YOUR TASK: Once the pictures are set aside, transcribe the remaining data exactly.
§ §
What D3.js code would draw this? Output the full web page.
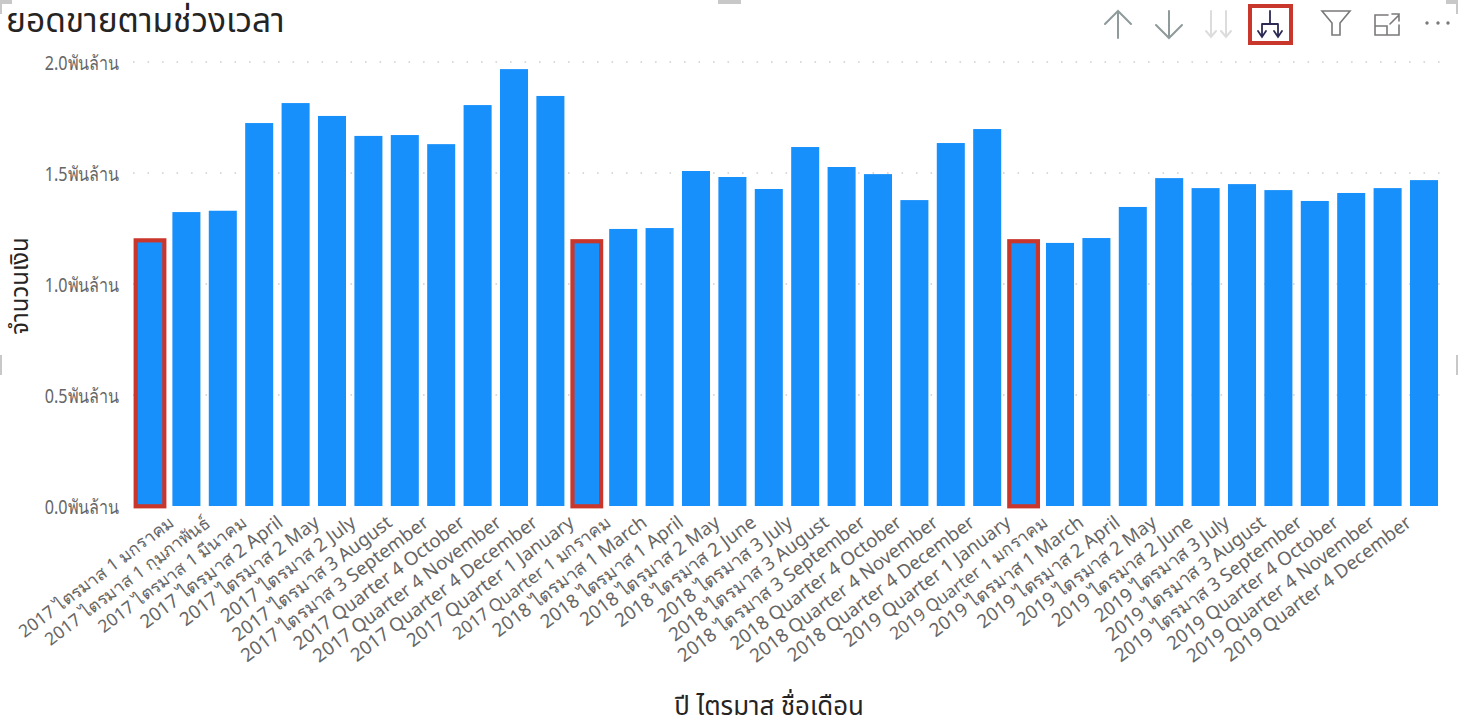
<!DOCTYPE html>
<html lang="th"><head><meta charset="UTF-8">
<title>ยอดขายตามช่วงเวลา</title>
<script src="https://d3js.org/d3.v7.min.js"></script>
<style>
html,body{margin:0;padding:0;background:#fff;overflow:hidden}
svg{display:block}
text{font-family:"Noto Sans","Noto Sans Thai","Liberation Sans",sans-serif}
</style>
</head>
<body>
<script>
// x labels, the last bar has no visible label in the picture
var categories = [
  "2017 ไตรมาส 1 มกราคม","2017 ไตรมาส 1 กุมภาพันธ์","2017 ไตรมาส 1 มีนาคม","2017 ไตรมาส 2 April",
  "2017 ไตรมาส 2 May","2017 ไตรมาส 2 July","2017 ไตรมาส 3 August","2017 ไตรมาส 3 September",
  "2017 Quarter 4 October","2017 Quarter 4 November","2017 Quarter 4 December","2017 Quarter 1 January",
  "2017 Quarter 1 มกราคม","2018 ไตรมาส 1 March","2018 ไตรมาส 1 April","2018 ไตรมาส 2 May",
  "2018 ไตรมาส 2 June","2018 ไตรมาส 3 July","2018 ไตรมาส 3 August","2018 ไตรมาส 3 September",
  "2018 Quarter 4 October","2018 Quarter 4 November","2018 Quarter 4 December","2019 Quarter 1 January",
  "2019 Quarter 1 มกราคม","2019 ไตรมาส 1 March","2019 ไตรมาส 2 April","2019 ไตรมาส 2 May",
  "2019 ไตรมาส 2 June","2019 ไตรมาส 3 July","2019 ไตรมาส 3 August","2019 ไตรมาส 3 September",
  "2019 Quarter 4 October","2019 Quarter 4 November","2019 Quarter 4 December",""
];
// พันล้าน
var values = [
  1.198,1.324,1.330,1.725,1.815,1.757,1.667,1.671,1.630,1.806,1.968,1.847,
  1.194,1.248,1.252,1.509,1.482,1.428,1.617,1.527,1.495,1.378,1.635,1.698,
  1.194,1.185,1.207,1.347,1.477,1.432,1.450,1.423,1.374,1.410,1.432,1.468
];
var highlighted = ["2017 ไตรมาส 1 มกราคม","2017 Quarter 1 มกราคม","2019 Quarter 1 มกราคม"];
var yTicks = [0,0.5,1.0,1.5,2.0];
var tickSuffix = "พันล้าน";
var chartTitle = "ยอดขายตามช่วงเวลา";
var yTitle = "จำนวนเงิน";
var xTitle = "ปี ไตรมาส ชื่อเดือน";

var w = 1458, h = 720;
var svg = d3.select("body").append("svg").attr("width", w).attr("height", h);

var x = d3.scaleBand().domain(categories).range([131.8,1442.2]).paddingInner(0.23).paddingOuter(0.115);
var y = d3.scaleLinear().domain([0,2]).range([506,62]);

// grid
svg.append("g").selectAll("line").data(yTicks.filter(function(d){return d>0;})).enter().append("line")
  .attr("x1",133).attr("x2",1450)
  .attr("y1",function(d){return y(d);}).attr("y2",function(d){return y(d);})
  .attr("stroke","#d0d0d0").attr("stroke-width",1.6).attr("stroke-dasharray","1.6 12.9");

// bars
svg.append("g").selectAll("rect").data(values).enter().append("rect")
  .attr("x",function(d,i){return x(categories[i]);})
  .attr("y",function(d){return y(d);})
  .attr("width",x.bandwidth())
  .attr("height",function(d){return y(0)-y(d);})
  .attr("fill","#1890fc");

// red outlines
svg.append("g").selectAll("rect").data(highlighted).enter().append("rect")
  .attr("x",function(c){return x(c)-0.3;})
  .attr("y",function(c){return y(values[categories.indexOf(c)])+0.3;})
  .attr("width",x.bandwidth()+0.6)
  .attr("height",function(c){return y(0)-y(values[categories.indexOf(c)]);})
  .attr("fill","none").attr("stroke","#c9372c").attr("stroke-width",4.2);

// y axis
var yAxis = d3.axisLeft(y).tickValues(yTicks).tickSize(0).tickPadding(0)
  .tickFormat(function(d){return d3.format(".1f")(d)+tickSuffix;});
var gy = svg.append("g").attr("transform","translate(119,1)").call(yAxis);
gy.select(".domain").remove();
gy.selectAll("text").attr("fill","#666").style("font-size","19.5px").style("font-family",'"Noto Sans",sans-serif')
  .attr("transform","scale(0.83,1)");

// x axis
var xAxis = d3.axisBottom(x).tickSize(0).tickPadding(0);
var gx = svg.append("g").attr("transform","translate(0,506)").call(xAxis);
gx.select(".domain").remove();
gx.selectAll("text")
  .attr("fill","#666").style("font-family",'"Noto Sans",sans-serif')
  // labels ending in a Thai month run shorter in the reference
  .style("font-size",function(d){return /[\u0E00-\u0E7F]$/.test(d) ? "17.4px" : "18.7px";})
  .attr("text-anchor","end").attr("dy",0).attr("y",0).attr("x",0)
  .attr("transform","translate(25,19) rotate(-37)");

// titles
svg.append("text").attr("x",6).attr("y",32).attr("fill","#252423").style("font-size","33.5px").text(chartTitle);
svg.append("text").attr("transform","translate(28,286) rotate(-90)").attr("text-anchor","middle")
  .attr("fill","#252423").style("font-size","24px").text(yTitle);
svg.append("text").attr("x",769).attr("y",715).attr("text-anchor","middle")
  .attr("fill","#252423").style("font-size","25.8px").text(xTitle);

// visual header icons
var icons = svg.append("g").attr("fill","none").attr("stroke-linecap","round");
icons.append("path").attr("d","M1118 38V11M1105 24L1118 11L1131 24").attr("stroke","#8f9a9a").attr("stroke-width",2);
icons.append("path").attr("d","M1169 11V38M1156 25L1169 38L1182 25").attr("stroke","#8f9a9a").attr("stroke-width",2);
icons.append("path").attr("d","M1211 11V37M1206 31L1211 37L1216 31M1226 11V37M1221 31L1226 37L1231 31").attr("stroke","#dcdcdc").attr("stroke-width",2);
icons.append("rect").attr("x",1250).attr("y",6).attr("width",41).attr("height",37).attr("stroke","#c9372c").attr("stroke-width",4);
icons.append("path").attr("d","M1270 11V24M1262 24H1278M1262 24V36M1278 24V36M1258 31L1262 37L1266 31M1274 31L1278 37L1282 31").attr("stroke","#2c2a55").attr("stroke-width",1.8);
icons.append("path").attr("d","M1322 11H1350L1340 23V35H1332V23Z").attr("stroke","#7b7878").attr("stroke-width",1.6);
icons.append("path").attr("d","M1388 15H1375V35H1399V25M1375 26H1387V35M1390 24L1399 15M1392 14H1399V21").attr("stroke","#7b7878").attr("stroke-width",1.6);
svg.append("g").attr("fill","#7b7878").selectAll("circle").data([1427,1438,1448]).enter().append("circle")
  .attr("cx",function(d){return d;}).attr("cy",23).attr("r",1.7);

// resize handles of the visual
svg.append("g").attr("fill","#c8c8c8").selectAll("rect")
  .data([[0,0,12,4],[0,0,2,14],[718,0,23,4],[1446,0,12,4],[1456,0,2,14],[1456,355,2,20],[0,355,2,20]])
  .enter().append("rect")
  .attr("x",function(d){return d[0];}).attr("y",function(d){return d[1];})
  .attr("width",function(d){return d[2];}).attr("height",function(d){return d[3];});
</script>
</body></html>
§ §
EXPECTED ANSWER:
What D3.js code would draw this? Output the full web page.
<!DOCTYPE html>
<html lang="th"><head><meta charset="UTF-8">
<title>ยอดขายตามช่วงเวลา</title>
<script src="https://d3js.org/d3.v7.min.js"></script>
<style>
html,body{margin:0;padding:0;background:#fff;overflow:hidden}
svg{display:block}
text{font-family:"Noto Sans","Noto Sans Thai","Liberation Sans",sans-serif}
</style>
</head>
<body>
<script>
// x labels, the last bar has no visible label in the picture
var categories = [
  "2017 ไตรมาส 1 มกราคม","2017 ไตรมาส 1 กุมภาพันธ์","2017 ไตรมาส 1 มีนาคม","2017 ไตรมาส 2 April",
  "2017 ไตรมาส 2 May","2017 ไตรมาส 2 July","2017 ไตรมาส 3 August","2017 ไตรมาส 3 September",
  "2017 Quarter 4 October","2017 Quarter 4 November","2017 Quarter 4 December","2017 Quarter 1 January",
  "2017 Quarter 1 มกราคม","2018 ไตรมาส 1 March","2018 ไตรมาส 1 April","2018 ไตรมาส 2 May",
  "2018 ไตรมาส 2 June","2018 ไตรมาส 3 July","2018 ไตรมาส 3 August","2018 ไตรมาส 3 September",
  "2018 Quarter 4 October","2018 Quarter 4 November","2018 Quarter 4 December","2019 Quarter 1 January",
  "2019 Quarter 1 มกราคม","2019 ไตรมาส 1 March","2019 ไตรมาส 2 April","2019 ไตรมาส 2 May",
  "2019 ไตรมาส 2 June","2019 ไตรมาส 3 July","2019 ไตรมาส 3 August","2019 ไตรมาส 3 September",
  "2019 Quarter 4 October","2019 Quarter 4 November","2019 Quarter 4 December",""
];
// พันล้าน
var values = [
  1.198,1.324,1.330,1.725,1.815,1.757,1.667,1.671,1.630,1.806,1.968,1.847,
  1.194,1.248,1.252,1.509,1.482,1.428,1.617,1.527,1.495,1.378,1.635,1.698,
  1.194,1.185,1.207,1.347,1.477,1.432,1.450,1.423,1.374,1.410,1.432,1.468
];
var highlighted = ["2017 ไตรมาส 1 มกราคม","2017 Quarter 1 มกราคม","2019 Quarter 1 มกราคม"];
var yTicks = [0,0.5,1.0,1.5,2.0];
var tickSuffix = "พันล้าน";
var chartTitle = "ยอดขายตามช่วงเวลา";
var yTitle = "จำนวนเงิน";
var xTitle = "ปี ไตรมาส ชื่อเดือน";

var w = 1458, h = 720;
var svg = d3.select("body").append("svg").attr("width", w).attr("height", h);

var x = d3.scaleBand().domain(categories).range([131.8,1442.2]).paddingInner(0.23).paddingOuter(0.115);
var y = d3.scaleLinear().domain([0,2]).range([506,62]);

// grid
svg.append("g").selectAll("line").data(yTicks.filter(function(d){return d>0;})).enter().append("line")
  .attr("x1",133).attr("x2",1450)
  .attr("y1",function(d){return y(d);}).attr("y2",function(d){return y(d);})
  .attr("stroke","#d0d0d0").attr("stroke-width",1.6).attr("stroke-dasharray","1.6 12.9");

// bars
svg.append("g").selectAll("rect").data(values).enter().append("rect")
  .attr("x",function(d,i){return x(categories[i]);})
  .attr("y",function(d){return y(d);})
  .attr("width",x.bandwidth())
  .attr("height",function(d){return y(0)-y(d);})
  .attr("fill","#1890fc");

// red outlines
svg.append("g").selectAll("rect").data(highlighted).enter().append("rect")
  .attr("x",function(c){return x(c)-0.3;})
  .attr("y",function(c){return y(values[categories.indexOf(c)])+0.3;})
  .attr("width",x.bandwidth()+0.6)
  .attr("height",function(c){return y(0)-y(values[categories.indexOf(c)]);})
  .attr("fill","none").attr("stroke","#c9372c").attr("stroke-width",4.2);

// y axis
var yAxis = d3.axisLeft(y).tickValues(yTicks).tickSize(0).tickPadding(0)
  .tickFormat(function(d){return d3.format(".1f")(d)+tickSuffix;});
var gy = svg.append("g").attr("transform","translate(119,1)").call(yAxis);
gy.select(".domain").remove();
gy.selectAll("text").attr("fill","#666").style("font-size","19.5px").style("font-family",'"Noto Sans",sans-serif')
  .attr("transform","scale(0.83,1)");

// x axis
var xAxis = d3.axisBottom(x).tickSize(0).tickPadding(0);
var gx = svg.append("g").attr("transform","translate(0,506)").call(xAxis);
gx.select(".domain").remove();
gx.selectAll("text")
  .attr("fill","#666").style("font-family",'"Noto Sans",sans-serif')
  // labels ending in a Thai month run shorter in the reference
  .style("font-size",function(d){return /[\u0E00-\u0E7F]$/.test(d) ? "17.4px" : "18.7px";})
  .attr("text-anchor","end").attr("dy",0).attr("y",0).attr("x",0)
  .attr("transform","translate(25,19) rotate(-37)");

// titles
svg.append("text").attr("x",6).attr("y",32).attr("fill","#252423").style("font-size","33.5px").text(chartTitle);
svg.append("text").attr("transform","translate(28,286) rotate(-90)").attr("text-anchor","middle")
  .attr("fill","#252423").style("font-size","24px").text(yTitle);
svg.append("text").attr("x",769).attr("y",715).attr("text-anchor","middle")
  .attr("fill","#252423").style("font-size","25.8px").text(xTitle);

// visual header icons
var icons = svg.append("g").attr("fill","none").attr("stroke-linecap","round");
icons.append("path").attr("d","M1118 38V11M1105 24L1118 11L1131 24").attr("stroke","#8f9a9a").attr("stroke-width",2);
icons.append("path").attr("d","M1169 11V38M1156 25L1169 38L1182 25").attr("stroke","#8f9a9a").attr("stroke-width",2);
icons.append("path").attr("d","M1211 11V37M1206 31L1211 37L1216 31M1226 11V37M1221 31L1226 37L1231 31").attr("stroke","#dcdcdc").attr("stroke-width",2);
icons.append("rect").attr("x",1250).attr("y",6).attr("width",41).attr("height",37).attr("stroke","#c9372c").attr("stroke-width",4);
icons.append("path").attr("d","M1270 11V24M1262 24H1278M1262 24V36M1278 24V36M1258 31L1262 37L1266 31M1274 31L1278 37L1282 31").attr("stroke","#2c2a55").attr("stroke-width",1.8);
icons.append("path").attr("d","M1322 11H1350L1340 23V35H1332V23Z").attr("stroke","#7b7878").attr("stroke-width",1.6);
icons.append("path").attr("d","M1388 15H1375V35H1399V25M1375 26H1387V35M1390 24L1399 15M1392 14H1399V21").attr("stroke","#7b7878").attr("stroke-width",1.6);
svg.append("g").attr("fill","#7b7878").selectAll("circle").data([1427,1438,1448]).enter().append("circle")
  .attr("cx",function(d){return d;}).attr("cy",23).attr("r",1.7);

// resize handles of the visual
svg.append("g").attr("fill","#c8c8c8").selectAll("rect")
  .data([[0,0,12,4],[0,0,2,14],[718,0,23,4],[1446,0,12,4],[1456,0,2,14],[1456,355,2,20],[0,355,2,20]])
  .enter().append("rect")
  .attr("x",function(d){return d[0];}).attr("y",function(d){return d[1];})
  .attr("width",function(d){return d[2];}).attr("height",function(d){return d[3];});
</script>
</body></html>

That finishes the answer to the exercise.